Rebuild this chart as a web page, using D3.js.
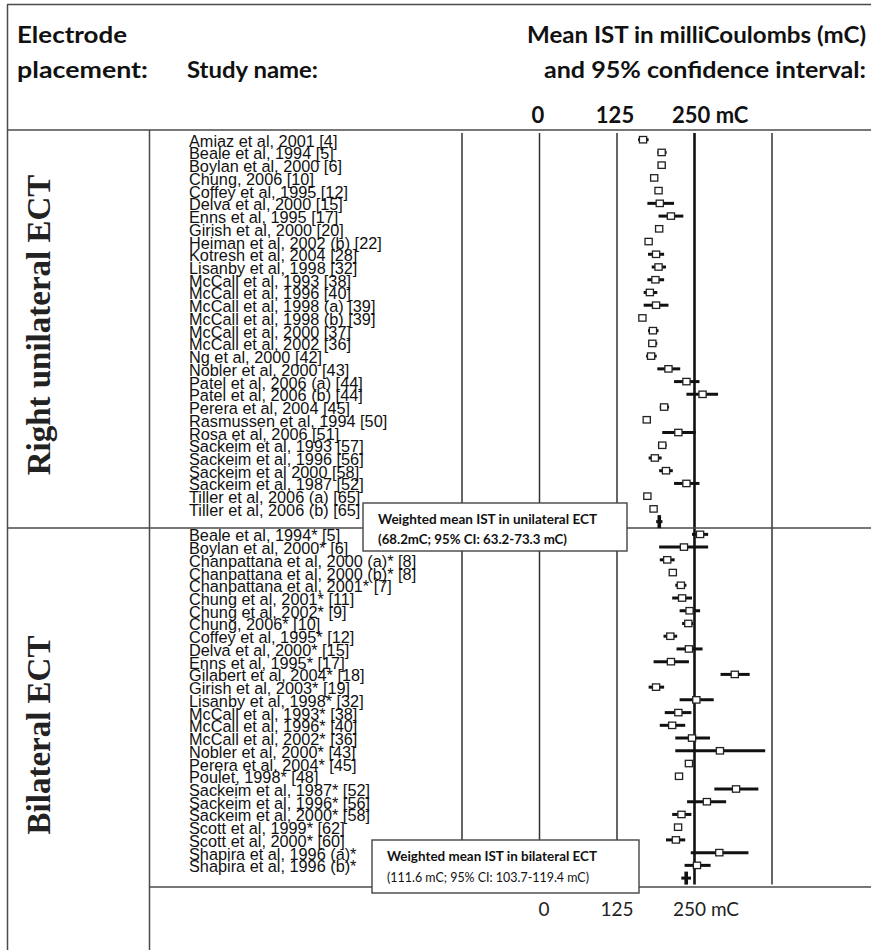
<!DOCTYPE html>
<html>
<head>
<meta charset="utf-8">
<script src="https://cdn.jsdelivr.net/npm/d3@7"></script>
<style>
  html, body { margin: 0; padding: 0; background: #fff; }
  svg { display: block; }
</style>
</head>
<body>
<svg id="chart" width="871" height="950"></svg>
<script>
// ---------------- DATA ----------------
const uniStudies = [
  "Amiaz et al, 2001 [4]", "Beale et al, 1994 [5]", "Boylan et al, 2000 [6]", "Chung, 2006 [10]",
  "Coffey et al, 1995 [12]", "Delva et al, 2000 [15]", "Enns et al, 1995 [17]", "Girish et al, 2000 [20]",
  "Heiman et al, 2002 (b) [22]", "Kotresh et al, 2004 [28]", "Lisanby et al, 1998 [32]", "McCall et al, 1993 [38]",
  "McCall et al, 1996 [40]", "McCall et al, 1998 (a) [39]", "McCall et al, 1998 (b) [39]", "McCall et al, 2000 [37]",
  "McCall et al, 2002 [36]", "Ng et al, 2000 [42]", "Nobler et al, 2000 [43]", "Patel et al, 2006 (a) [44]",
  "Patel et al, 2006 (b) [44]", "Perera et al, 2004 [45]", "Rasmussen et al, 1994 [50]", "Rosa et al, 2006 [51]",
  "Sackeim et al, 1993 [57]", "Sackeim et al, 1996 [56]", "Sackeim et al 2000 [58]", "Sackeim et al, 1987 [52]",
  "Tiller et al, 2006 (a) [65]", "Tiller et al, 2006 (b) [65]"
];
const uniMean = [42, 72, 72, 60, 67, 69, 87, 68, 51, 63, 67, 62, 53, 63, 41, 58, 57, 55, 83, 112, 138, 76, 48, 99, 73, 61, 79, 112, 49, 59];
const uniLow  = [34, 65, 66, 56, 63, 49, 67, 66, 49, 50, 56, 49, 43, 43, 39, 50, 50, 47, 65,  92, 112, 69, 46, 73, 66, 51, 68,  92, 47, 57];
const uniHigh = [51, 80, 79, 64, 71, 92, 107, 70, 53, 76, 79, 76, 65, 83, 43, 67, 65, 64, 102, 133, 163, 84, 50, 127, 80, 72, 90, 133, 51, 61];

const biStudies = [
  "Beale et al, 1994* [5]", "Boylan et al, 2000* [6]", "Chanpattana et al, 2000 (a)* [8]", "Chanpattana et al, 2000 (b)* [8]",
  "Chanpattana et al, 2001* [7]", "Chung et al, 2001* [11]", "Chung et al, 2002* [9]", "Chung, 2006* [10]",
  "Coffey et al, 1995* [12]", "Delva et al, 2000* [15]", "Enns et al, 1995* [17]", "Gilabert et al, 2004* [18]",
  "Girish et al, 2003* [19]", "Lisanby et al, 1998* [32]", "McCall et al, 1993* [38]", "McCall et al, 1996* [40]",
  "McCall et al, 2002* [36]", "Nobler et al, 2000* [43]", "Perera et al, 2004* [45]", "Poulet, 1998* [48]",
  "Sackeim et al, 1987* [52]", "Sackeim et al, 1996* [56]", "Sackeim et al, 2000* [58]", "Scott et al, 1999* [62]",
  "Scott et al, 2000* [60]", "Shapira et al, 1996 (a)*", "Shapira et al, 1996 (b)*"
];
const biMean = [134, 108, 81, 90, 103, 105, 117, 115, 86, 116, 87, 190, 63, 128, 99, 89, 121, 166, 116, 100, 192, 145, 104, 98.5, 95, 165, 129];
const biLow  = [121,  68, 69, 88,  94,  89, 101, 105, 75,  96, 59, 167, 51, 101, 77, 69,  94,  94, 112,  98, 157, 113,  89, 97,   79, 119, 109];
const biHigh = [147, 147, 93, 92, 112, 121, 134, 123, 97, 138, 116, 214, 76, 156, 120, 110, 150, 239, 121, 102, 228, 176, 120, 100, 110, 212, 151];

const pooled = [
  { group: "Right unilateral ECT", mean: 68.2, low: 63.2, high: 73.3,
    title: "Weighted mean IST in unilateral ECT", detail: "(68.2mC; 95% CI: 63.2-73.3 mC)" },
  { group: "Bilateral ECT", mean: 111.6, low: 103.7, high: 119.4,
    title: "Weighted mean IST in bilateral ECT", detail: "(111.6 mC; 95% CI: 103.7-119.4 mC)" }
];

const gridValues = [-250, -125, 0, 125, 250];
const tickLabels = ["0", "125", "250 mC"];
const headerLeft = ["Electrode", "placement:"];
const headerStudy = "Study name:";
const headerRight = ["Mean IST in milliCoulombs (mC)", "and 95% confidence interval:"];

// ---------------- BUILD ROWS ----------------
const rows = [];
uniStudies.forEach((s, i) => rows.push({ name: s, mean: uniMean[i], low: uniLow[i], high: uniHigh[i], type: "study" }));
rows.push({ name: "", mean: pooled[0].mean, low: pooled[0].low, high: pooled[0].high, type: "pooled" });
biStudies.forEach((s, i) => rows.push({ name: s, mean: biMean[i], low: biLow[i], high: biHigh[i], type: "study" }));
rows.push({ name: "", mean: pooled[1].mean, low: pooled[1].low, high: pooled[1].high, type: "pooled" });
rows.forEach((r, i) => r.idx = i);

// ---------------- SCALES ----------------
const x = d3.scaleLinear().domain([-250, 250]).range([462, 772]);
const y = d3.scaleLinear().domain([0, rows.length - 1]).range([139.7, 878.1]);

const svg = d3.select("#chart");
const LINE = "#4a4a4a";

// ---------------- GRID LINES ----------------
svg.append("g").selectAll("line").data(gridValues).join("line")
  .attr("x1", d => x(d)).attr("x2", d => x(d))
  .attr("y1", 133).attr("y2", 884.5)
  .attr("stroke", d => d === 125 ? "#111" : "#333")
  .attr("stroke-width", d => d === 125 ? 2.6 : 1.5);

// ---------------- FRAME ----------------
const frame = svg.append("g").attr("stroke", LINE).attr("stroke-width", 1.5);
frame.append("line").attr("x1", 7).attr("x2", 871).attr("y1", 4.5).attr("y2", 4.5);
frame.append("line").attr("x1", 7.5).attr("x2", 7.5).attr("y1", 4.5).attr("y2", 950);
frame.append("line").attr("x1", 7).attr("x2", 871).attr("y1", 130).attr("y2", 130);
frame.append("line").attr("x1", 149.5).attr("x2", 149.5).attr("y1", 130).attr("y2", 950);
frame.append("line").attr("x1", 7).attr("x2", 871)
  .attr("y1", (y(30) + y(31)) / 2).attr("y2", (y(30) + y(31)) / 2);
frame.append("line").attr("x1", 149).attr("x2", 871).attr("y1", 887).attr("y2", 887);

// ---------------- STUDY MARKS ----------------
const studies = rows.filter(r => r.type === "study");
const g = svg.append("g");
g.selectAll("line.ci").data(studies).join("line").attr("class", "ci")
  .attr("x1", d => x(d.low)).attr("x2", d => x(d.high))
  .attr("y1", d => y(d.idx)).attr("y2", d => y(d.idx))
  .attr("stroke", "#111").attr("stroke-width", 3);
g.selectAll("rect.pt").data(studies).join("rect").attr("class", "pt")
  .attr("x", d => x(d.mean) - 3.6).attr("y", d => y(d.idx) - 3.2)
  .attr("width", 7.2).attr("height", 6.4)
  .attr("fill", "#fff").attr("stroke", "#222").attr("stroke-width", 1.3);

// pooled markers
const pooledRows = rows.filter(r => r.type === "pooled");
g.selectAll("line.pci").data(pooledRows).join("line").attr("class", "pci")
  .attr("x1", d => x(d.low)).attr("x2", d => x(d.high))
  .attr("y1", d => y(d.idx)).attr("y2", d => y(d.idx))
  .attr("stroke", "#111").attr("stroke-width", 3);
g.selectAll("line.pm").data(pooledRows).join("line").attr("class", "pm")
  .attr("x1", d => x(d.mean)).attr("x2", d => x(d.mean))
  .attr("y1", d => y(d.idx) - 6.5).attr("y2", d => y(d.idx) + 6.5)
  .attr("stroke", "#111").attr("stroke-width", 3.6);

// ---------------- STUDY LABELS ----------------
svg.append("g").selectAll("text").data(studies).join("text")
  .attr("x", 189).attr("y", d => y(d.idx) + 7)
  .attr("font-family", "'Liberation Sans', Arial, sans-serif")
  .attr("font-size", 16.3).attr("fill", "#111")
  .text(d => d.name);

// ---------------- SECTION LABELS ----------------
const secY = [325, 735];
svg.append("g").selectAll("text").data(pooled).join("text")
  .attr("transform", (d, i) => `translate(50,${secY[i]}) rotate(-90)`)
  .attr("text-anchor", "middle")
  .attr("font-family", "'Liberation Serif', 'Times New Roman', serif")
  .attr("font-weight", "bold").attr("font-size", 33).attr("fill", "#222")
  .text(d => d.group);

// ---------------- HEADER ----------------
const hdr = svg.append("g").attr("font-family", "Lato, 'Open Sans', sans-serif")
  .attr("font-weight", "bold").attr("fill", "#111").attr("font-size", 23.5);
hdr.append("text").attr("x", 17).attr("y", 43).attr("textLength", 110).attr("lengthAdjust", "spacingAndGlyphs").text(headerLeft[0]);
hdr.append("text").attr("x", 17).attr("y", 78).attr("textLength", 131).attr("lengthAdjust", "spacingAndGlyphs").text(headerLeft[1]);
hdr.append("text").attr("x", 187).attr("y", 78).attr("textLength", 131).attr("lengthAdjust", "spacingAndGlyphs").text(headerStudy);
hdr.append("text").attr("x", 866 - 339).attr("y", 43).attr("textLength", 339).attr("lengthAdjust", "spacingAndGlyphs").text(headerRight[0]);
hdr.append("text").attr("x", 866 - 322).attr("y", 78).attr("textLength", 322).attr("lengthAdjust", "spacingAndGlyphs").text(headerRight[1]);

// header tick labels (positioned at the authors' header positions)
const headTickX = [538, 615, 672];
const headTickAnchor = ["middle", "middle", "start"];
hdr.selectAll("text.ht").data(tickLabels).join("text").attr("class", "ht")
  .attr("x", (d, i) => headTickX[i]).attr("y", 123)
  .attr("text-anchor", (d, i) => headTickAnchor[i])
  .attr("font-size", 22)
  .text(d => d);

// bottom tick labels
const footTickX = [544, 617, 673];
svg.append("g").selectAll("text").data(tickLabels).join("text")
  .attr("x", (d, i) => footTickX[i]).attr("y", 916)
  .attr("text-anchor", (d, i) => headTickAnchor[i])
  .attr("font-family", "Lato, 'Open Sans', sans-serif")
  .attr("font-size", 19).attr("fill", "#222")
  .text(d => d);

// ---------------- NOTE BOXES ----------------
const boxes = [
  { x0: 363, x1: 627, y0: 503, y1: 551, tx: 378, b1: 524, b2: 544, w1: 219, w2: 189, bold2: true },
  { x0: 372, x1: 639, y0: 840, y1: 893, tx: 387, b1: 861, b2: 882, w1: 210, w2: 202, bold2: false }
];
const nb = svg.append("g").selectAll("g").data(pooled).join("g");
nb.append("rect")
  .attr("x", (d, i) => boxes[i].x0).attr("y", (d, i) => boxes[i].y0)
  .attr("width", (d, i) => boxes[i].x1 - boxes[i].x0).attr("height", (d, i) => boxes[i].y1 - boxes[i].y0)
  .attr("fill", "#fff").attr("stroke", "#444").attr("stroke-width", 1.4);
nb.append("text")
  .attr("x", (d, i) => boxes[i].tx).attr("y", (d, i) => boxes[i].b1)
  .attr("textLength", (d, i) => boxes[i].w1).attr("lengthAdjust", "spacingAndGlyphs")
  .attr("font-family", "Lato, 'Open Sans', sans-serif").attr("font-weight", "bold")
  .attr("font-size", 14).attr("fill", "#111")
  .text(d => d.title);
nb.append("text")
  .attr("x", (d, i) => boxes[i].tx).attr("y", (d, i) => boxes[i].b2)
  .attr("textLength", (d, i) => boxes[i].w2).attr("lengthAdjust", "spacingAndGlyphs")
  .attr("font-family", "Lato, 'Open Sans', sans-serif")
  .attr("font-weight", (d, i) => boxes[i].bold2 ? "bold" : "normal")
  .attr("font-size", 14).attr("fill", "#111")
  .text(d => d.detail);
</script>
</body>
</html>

STATED GOAL: Return only the lines running from the top of the data to the line that holds "133, 51, 61];". Include both of those lines, but skip the pictures.

RESULT OF THIS TASK:
Rebuild this chart as a web page, using D3.js.
<!DOCTYPE html>
<html>
<head>
<meta charset="utf-8">
<script src="https://cdn.jsdelivr.net/npm/d3@7"></script>
<style>
  html, body { margin: 0; padding: 0; background: #fff; }
  svg { display: block; }
</style>
</head>
<body>
<svg id="chart" width="871" height="950"></svg>
<script>
// ---------------- DATA ----------------
const uniStudies = [
  "Amiaz et al, 2001 [4]", "Beale et al, 1994 [5]", "Boylan et al, 2000 [6]", "Chung, 2006 [10]",
  "Coffey et al, 1995 [12]", "Delva et al, 2000 [15]", "Enns et al, 1995 [17]", "Girish et al, 2000 [20]",
  "Heiman et al, 2002 (b) [22]", "Kotresh et al, 2004 [28]", "Lisanby et al, 1998 [32]", "McCall et al, 1993 [38]",
  "McCall et al, 1996 [40]", "McCall et al, 1998 (a) [39]", "McCall et al, 1998 (b) [39]", "McCall et al, 2000 [37]",
  "McCall et al, 2002 [36]", "Ng et al, 2000 [42]", "Nobler et al, 2000 [43]", "Patel et al, 2006 (a) [44]",
  "Patel et al, 2006 (b) [44]", "Perera et al, 2004 [45]", "Rasmussen et al, 1994 [50]", "Rosa et al, 2006 [51]",
  "Sackeim et al, 1993 [57]", "Sackeim et al, 1996 [56]", "Sackeim et al 2000 [58]", "Sackeim et al, 1987 [52]",
  "Tiller et al, 2006 (a) [65]", "Tiller et al, 2006 (b) [65]"
];
const uniMean = [42, 72, 72, 60, 67, 69, 87, 68, 51, 63, 67, 62, 53, 63, 41, 58, 57, 55, 83, 112, 138, 76, 48, 99, 73, 61, 79, 112, 49, 59];
const uniLow  = [34, 65, 66, 56, 63, 49, 67, 66, 49, 50, 56, 49, 43, 43, 39, 50, 50, 47, 65,  92, 112, 69, 46, 73, 66, 51, 68,  92, 47, 57];
const uniHigh = [51, 80, 79, 64, 71, 92, 107, 70, 53, 76, 79, 76, 65, 83, 43, 67, 65, 64, 102, 133, 163, 84, 50, 127, 80, 72, 90, 133, 51, 61];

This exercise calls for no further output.